These days, retro-styled bars and restaurants are so common that genuine specimens are an endangered species. Sometimes even the real deals turn into parodies of themselves, like the gussied-up White Palace Grill. So when I stumbled across a perfectly preserved 1950s bar designed by a significant American architect and hidden behind an unremarkable facade on a quiet village street, I was amazed that it still existed. What's ironic is that three months later it no longer does.
The Flying Dutchman Bar was a tiny world unto itself, a remnant of glamour circa 1959 accessed by an unmarked door inside the country-style Post House Restaurant ("est. 1857") in Spring Green, Wisconsin, summer home to Frank Lloyd Wright. But this little bijou wasn't Wright's work. It was done by William Wesley Peters, Wright's first apprentice and the architect who carried on his legacy after his death. The bar's decor owed a debt to Wright's Annunciation Greek Orthodox Church, the Marin County Civic Center, and his unbuilt scheme for a vast cultural center for Baghdad, but it also recalled Peters's own work, especially his Morvarid Palace, built for the Iranian royal family but now neglected and crumbling in the suburbs of Tehran.
The difference is one of scale. Those places were big, made of marble, bronze, and glass mosaic. This one was small, made of commonplace materials--mahogany-faced plywood, plastic, and orange vinyl. But plastic never looked so elegant. Lit from behind, the circular red, green, and blue cutouts of the bar's canopy glowed like exotic jewels. On one wall was a richly colored mural of overlapping circles, executed in plywood, paint, plastic, and gold leaf. Like many of the murals and graphic designs used by Wright, it came from the hand of Eugene Masselink, another member of Wright's inner circle. The horseshoe-shaped bar itself seated only 18, and the original tables and chairs--painted Cherokee Red, a Taliesin standard--seated a few more near doors that gave way to a private garden. There was no door from the street. In fact, the bar's only public window was a mere eight inches square, level with the bar. "Peters didn't want to have a window at all" said co-owner Gary Schwichtenberg in March, "but the law required all bars to have a window, so he didn't have a choice. But they didn't say how big it had to be, so he made it as small as possible. As soon as somebody sat down in front of the window, they blocked the view into the bar."

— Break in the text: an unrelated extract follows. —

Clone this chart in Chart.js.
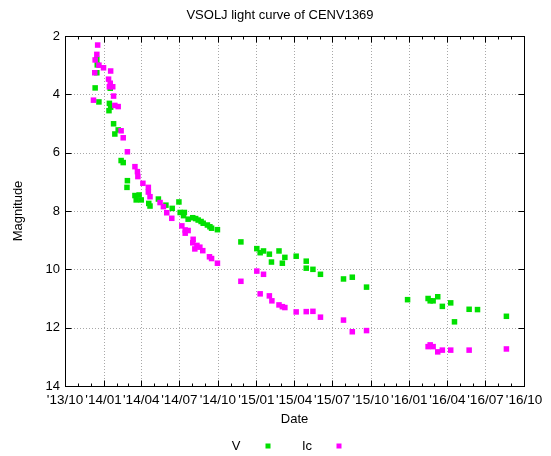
<!DOCTYPE html>
<html>
<head>
<meta charset="utf-8">
<script src="https://cdn.jsdelivr.net/npm/chart.js@4"></script>
<style>
  body { margin: 0; background: #fff; }
  canvas { display: block; }
</style>
</head>
<body>
<canvas id="lc" width="551" height="456"></canvas>
<script>
// x values are days since 2013-10-01
const vDay = [76, 77, 76, 72, 108, 81, 106, 109, 105, 116, 127, 119, 134, 139, 149, 148, 167, 177, 170, 182,
  200, 203, 223, 241, 256, 272, 275, 285, 283, 294, 305, 312, 318, 325, 330, 340, 346, 350, 364, 420,
  458, 466, 474, 488, 493, 511, 525, 519, 552, 576, 576, 592, 610, 665, 686, 720, 818, 867, 872, 879,
  890, 901, 921, 930, 965, 985, 1054];
const vMag = [2.80, 2.99, 3.26, 3.78, 3.79, 4.26, 4.31, 4.44, 4.56, 5.01, 5.22, 5.36, 6.27, 6.34, 6.96, 7.19, 7.47, 7.45, 7.62, 7.62,
  7.74, 7.83, 7.59, 7.80, 7.91, 7.69, 8.05, 8.05, 8.16, 8.28, 8.23, 8.26, 8.31, 8.36, 8.42, 8.48, 8.54, 8.59, 8.64, 9.06,
  9.29, 9.43, 9.37, 9.48, 9.75, 9.37, 9.59, 9.79, 9.55, 9.72, 9.96, 10.00, 10.17, 10.33, 10.27, 10.61, 11.04, 11.00, 11.08, 11.08,
  10.94, 11.27, 11.15, 11.80, 11.37, 11.38, 11.61];

const icDay = [78, 76, 72, 81, 92, 71, 109, 104, 108, 114, 106, 116, 68, 119, 127, 134, 139, 149, 167, 173,
  174, 186, 199, 199, 203, 227, 235, 243, 255, 279, 287, 294, 287, 306, 305, 315, 310, 322, 329, 345,
  350, 364, 420, 458, 474, 466, 488, 494, 511, 519, 525, 552, 576, 592, 610, 665, 686, 720, 867, 872,
  879, 890, 901, 921, 965, 1054];
const icMag = [2.31, 2.63, 2.82, 3.00, 3.09, 3.26, 3.20, 3.48, 3.62, 3.74, 3.74, 4.06, 4.20, 4.38, 4.42, 5.25, 5.49, 5.97, 6.48, 6.65,
  6.82, 7.05, 7.19, 7.35, 7.51, 7.71, 7.85, 8.06, 8.25, 8.51, 8.65, 8.67, 8.76, 8.97, 9.09, 9.18, 9.30, 9.24, 9.36, 9.57,
  9.63, 9.79, 10.41, 10.06, 10.17, 10.84, 10.91, 11.08, 11.22, 11.28, 11.31, 11.46, 11.45, 11.44, 11.64, 11.74, 12.14, 12.10, 12.65, 12.59,
  12.65, 12.83, 12.77, 12.77, 12.77, 12.73];

const tickLabels = ["'13/10", "'14/01", "'14/04", "'14/07", "'14/10", "'15/01", "'15/04",
  "'15/07", "'15/10", "'16/01", "'16/04", "'16/07", "'16/10"];
const magTicks = [2, 4, 6, 8, 10, 12, 14];

const FONT = 'Liberation Sans, Arial, Helvetica, sans-serif';
const DAY = 86400000;
const epoch = Date.UTC(2013, 9, 1);

// '13/10 -> days since epoch
const labelToDay = (s) => {
  const yy = 2000 + parseInt(s.slice(1, 3), 10);
  const mm = parseInt(s.slice(4, 6), 10);
  return Math.round((Date.UTC(yy, mm - 1, 1) - epoch) / DAY);
};
const tickDays = tickLabels.map(labelToDay);
const monthDays = [];
for (let m = 0; m <= 36; m++) monthDays.push(Math.round((Date.UTC(2013, 9 + m, 1) - epoch) / DAY));

const toPoints = (xs, ys) => xs.map((x, i) => ({ x, y: ys[i] }));

const framePlugin = {
  id: 'frame',
  beforeDatasetsDraw(chart) {
    const { ctx, chartArea: a, scales } = chart;
    ctx.save();
    ctx.strokeStyle = '#a8a8a8';
    ctx.lineWidth = 1;
    ctx.setLineDash([1, 2]);
    tickDays.slice(1, -1).forEach((d) => {
      const x = Math.round(scales.x.getPixelForValue(d)) + 0.5;
      ctx.beginPath(); ctx.moveTo(x, a.top); ctx.lineTo(x, a.bottom); ctx.stroke();
    });
    magTicks.slice(1, -1).forEach((m) => {
      const y = Math.round(scales.y.getPixelForValue(m)) + 0.5;
      ctx.beginPath(); ctx.moveTo(a.left, y); ctx.lineTo(a.right, y); ctx.stroke();
    });
    ctx.restore();
  },
  afterDatasetsDraw(chart) {
    const { ctx, chartArea: a, scales } = chart;
    ctx.save();
    ctx.strokeStyle = '#000';
    ctx.lineWidth = 1;
    ctx.setLineDash([]);
    const L = Math.round(a.left) + 0.5, R = Math.round(a.right) + 0.5;
    const T = Math.round(a.top) + 0.5, B = Math.round(a.bottom) + 0.5;
    ctx.strokeRect(L, T, R - L, B - T);
    ctx.beginPath();
    monthDays.forEach((d, i) => {
      const x = Math.round(scales.x.getPixelForValue(d)) + 0.5;
      const len = i % 3 === 0 ? 6 : 3;
      ctx.moveTo(x, B); ctx.lineTo(x, B - len);
      ctx.moveTo(x, T); ctx.lineTo(x, T + len);
    });
    magTicks.forEach((m) => {
      const y = Math.round(scales.y.getPixelForValue(m)) + 0.5;
      ctx.moveTo(L, y); ctx.lineTo(L + 6, y);
      ctx.moveTo(R, y); ctx.lineTo(R - 6, y);
    });
    ctx.stroke();

    ctx.fillStyle = '#000';
    ctx.font = '13px ' + FONT;
    ctx.textAlign = 'center';
    ctx.textBaseline = 'middle';
    ctx.fillText('VSOLJ light curve of CENV1369', 280, 15);
    ctx.fillText('Date', (a.left + a.right) / 2, 419);
    ctx.save();
    ctx.translate(18, (a.top + a.bottom) / 2);
    ctx.rotate(-Math.PI / 2);
    ctx.fillText('Magnitude', 0, 0);
    ctx.restore();

    // key: text then sample
    const key = [[236, 268], [307, 339]];
    chart.data.datasets.forEach((ds, i) => {
      ctx.fillStyle = '#000';
      ctx.fillText(ds.label, key[i][0], 446);
      ctx.fillStyle = ds.backgroundColor;
      ctx.fillRect(key[i][1] - 2.5, 446 - 2.5, 5, 5);
    });
    ctx.restore();
  }
};

new Chart(document.getElementById('lc'), {
  type: 'scatter',
  data: {
    datasets: [
      {
        label: 'V',
        data: toPoints(vDay, vMag),
        backgroundColor: '#00e000',
        borderWidth: 0,
        pointStyle: 'rect',
        pointRadius: 3.9,
        order: 1,
      },
      {
        label: 'Ic',
        data: toPoints(icDay, icMag),
        backgroundColor: '#ff00ff',
        borderWidth: 0,
        pointStyle: 'rect',
        pointRadius: 3.9,
        order: 0,
      },
    ],
  },
  options: {
    responsive: false,
    animation: false,
    layout: { padding: { top: 36, right: 27, left: 0, bottom: 0 } },
    plugins: {
      legend: { display: false },
      tooltip: { enabled: false },
    },
    scales: {
      x: {
        type: 'linear',
        min: 0,
        max: tickDays[tickDays.length - 1],
        grid: { display: false, drawTicks: false },
        border: { display: false },
        afterBuildTicks: (s) => { s.ticks = tickDays.map((v) => ({ value: v })); },
        afterFit: (s) => { s.height = 70; },
        ticks: {
          autoSkip: false,
          maxRotation: 0,
          padding: 6,
          color: '#000',
          font: { family: FONT, size: 13.5 },
          callback: (v, i) => tickLabels[i],
        },
      },
      y: {
        min: magTicks[0],
        max: magTicks[magTicks.length - 1],
        reverse: true,
        grid: { display: false, drawTicks: false },
        border: { display: false },
        afterBuildTicks: (s) => { s.ticks = magTicks.map((v) => ({ value: v })); },
        afterFit: (s) => { s.width = 65; },
        ticks: {
          padding: 5,
          color: '#000',
          font: { family: FONT, size: 13 },
        },
      },
    },
  },
  plugins: [framePlugin],
});
</script>
</body>
</html>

Schwichtenberg and his wife, Lisa, grew up in the area, but after a decade of moving his family around the middle of the country to pursue, among other things, a career with Cracker Barrel and a job in food service at Martin Luther College, Gary was ready for a change. Two years ago, when Lisa heard the Post House was for sale, they bought it. "This is the oldest continuously operating restaurant in Wisconsin, and we both have memories of eating here when we were kids," said Gary, while making margaritas. "We haven't changed much. Friday's still fish fry night, and we still have our country decor in the restaurant, 'cause that's pretty popular up here. And one of our waitresses has been here for 33 years. Our biggest change is now we stay open late on Friday and Saturday nights in the summer, so when people get back from American Players Theatre, they can still stop in for dinner or drinks. It's really nice on a summer night to sit out in our garden and have a few drinks while you wait for your table."

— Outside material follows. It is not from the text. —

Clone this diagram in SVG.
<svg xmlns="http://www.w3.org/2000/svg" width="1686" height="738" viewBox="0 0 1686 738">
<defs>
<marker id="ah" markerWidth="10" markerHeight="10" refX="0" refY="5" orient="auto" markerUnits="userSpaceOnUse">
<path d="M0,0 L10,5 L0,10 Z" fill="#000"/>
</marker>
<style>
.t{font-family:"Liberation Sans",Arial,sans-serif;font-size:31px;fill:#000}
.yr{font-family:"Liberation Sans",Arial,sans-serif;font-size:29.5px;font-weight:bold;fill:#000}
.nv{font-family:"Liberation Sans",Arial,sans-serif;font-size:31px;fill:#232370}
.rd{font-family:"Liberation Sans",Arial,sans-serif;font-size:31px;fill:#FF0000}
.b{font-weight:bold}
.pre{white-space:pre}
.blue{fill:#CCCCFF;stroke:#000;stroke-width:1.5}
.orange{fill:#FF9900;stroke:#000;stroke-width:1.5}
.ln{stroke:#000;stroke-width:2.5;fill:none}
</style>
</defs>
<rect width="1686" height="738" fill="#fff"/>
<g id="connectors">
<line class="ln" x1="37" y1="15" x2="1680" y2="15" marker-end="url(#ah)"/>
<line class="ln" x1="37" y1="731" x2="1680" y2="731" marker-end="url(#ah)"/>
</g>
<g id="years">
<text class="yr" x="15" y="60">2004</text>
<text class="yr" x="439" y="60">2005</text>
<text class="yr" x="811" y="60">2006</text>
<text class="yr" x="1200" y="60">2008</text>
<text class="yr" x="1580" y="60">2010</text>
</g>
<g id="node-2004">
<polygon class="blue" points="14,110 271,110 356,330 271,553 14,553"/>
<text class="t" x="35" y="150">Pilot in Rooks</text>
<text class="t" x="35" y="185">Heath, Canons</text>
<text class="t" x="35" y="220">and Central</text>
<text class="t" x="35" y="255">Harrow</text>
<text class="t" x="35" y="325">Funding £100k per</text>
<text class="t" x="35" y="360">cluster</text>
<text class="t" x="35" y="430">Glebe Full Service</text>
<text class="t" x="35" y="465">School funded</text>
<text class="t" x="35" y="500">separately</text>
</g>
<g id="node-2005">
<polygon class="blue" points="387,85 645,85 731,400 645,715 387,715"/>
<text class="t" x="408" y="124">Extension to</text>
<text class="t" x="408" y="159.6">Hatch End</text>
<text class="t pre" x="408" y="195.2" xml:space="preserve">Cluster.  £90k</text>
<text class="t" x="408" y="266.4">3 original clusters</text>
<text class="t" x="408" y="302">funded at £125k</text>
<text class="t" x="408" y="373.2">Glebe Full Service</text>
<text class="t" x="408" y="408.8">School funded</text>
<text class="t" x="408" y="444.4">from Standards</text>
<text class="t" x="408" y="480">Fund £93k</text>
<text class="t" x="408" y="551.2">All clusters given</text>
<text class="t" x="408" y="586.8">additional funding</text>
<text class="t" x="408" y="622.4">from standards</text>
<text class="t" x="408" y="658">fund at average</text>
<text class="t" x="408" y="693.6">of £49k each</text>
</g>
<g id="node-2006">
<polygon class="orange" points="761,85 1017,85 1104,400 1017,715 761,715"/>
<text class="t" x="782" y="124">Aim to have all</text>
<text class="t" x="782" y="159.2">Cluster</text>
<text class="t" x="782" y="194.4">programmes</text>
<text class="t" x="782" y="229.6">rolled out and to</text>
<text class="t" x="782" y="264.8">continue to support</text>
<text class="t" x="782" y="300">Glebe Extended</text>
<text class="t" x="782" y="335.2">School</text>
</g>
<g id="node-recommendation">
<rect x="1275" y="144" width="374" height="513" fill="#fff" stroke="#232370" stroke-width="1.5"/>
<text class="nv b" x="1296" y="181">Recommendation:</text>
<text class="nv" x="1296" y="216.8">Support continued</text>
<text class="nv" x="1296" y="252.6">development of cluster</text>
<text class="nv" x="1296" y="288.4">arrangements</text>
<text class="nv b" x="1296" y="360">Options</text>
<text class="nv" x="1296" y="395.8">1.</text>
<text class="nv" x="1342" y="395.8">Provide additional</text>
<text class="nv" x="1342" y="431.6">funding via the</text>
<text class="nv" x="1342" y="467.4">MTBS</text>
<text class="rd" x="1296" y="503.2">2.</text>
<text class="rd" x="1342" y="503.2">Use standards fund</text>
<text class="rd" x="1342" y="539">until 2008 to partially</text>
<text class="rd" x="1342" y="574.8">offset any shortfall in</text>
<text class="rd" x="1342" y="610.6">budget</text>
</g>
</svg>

It was also nice to sit at the intimate, spiffy bar with a martini and pretend you were . . . well . . . somewhere other than Spring Green. Gary laughs. "I think that was the idea. This was kind of a hangout for the Taliesin crowd, especially the older guys. This is a great little town, but probably clients from out east might have been more comfortable having cocktails in a place like this than in the tavern down the block. It was pretty much like a private club for those guys."

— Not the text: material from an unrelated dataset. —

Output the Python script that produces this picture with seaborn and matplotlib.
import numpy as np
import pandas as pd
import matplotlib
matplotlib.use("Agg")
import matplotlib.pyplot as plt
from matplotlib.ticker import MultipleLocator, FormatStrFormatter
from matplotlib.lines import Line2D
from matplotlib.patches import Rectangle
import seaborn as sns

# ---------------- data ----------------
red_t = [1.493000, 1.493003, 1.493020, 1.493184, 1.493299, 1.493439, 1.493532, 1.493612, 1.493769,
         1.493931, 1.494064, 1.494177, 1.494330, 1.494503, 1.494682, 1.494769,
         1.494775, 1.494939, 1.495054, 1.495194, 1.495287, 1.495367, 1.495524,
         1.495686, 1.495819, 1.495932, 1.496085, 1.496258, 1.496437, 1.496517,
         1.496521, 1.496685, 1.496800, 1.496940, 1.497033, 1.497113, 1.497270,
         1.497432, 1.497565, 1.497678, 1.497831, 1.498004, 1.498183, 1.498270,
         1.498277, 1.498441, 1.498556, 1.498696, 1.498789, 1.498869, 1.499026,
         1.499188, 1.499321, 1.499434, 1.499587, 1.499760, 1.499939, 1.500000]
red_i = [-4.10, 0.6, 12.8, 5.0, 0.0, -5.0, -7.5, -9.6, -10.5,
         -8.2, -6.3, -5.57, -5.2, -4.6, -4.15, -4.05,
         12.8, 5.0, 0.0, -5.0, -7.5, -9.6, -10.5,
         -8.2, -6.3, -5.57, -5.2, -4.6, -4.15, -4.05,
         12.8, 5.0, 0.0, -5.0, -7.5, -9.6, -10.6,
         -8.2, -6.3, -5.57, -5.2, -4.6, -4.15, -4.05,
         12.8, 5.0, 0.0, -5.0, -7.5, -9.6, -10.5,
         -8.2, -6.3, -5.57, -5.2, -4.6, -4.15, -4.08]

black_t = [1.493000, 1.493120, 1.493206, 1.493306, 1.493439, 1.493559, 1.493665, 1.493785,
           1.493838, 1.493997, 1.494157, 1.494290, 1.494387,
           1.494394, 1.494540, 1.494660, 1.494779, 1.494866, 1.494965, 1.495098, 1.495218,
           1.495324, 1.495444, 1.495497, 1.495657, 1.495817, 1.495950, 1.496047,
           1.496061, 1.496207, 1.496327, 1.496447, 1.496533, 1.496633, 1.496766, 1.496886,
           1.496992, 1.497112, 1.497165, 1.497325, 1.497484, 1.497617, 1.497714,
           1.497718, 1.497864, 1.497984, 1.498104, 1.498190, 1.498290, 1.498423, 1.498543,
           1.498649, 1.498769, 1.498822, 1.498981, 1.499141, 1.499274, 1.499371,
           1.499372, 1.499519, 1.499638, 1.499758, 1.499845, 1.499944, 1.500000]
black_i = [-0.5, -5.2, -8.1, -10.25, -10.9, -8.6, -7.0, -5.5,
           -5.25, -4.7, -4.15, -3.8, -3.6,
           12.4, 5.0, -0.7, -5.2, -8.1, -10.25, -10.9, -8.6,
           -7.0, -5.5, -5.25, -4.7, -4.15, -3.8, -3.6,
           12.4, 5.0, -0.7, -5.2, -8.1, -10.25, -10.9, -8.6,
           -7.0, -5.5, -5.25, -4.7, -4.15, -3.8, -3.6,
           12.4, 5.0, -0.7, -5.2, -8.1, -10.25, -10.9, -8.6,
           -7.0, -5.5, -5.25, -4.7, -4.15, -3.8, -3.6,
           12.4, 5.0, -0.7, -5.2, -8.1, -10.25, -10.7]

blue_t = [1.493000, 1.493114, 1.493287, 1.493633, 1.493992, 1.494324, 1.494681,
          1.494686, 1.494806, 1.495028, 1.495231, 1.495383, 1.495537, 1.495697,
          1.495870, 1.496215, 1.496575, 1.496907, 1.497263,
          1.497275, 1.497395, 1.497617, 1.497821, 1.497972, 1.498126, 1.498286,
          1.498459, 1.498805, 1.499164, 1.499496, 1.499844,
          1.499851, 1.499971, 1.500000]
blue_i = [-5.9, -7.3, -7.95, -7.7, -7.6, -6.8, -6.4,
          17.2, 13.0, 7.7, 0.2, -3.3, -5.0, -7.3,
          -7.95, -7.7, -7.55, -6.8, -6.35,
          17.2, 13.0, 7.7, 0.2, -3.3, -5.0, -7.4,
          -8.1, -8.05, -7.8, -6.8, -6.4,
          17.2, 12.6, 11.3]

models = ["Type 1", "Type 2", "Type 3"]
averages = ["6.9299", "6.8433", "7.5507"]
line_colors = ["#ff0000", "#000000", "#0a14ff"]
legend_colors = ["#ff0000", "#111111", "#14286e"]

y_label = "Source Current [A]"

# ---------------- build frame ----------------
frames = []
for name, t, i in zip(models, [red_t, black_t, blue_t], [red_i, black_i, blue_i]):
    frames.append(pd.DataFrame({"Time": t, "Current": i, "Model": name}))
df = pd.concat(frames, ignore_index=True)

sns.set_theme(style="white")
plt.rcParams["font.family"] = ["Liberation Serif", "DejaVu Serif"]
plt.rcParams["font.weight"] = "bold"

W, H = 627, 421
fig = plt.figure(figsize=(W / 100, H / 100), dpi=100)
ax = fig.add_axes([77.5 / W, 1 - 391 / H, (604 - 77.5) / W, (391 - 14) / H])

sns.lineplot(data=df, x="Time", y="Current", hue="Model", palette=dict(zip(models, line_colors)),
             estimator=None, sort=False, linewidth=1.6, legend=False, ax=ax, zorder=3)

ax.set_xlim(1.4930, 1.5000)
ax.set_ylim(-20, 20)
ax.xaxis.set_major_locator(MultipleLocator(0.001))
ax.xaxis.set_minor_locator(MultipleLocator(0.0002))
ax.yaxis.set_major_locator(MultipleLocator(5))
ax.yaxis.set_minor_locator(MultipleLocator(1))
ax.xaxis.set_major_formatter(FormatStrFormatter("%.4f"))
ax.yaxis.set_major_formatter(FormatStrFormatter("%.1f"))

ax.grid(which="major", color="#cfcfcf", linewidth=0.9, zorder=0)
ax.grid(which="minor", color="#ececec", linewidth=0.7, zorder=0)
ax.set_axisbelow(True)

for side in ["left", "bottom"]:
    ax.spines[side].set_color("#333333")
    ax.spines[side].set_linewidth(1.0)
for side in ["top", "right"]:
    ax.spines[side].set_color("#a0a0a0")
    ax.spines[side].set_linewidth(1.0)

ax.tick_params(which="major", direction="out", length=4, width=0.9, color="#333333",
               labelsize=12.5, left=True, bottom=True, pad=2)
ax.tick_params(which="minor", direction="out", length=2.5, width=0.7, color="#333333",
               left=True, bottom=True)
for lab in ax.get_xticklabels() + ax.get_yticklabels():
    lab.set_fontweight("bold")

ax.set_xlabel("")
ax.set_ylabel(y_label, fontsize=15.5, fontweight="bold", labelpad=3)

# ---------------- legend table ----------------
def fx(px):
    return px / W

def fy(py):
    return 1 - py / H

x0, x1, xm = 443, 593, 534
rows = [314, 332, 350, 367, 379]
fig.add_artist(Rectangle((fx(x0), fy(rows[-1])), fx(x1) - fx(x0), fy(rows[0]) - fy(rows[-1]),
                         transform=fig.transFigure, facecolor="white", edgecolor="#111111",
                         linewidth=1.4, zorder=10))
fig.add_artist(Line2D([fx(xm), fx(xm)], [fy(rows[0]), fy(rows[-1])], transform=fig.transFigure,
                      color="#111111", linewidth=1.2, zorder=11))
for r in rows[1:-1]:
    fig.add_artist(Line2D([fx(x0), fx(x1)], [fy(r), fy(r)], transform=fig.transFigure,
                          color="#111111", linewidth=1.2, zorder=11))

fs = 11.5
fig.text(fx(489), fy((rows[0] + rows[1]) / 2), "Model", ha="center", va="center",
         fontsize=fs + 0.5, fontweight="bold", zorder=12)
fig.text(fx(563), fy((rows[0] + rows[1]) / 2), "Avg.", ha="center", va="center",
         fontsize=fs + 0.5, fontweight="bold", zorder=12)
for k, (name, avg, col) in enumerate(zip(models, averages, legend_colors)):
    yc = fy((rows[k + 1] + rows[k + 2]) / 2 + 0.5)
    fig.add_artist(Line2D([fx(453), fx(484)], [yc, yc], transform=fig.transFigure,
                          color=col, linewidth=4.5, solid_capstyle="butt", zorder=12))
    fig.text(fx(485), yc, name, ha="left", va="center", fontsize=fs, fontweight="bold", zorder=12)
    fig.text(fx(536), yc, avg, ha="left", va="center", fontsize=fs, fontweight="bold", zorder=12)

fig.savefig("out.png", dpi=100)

Late on Easter Sunday, the Post House burned to the ground. Fire companies from several towns fought the flames, but by morning the three-story structure was gone. Masselink's mural, attached to a fire wall separating the bar from a neighboring building, survived with partial damage and is currently in storage, but the owners' home, in the former Post House Hotel, wasn't as lucky. Village officials called the building a total loss.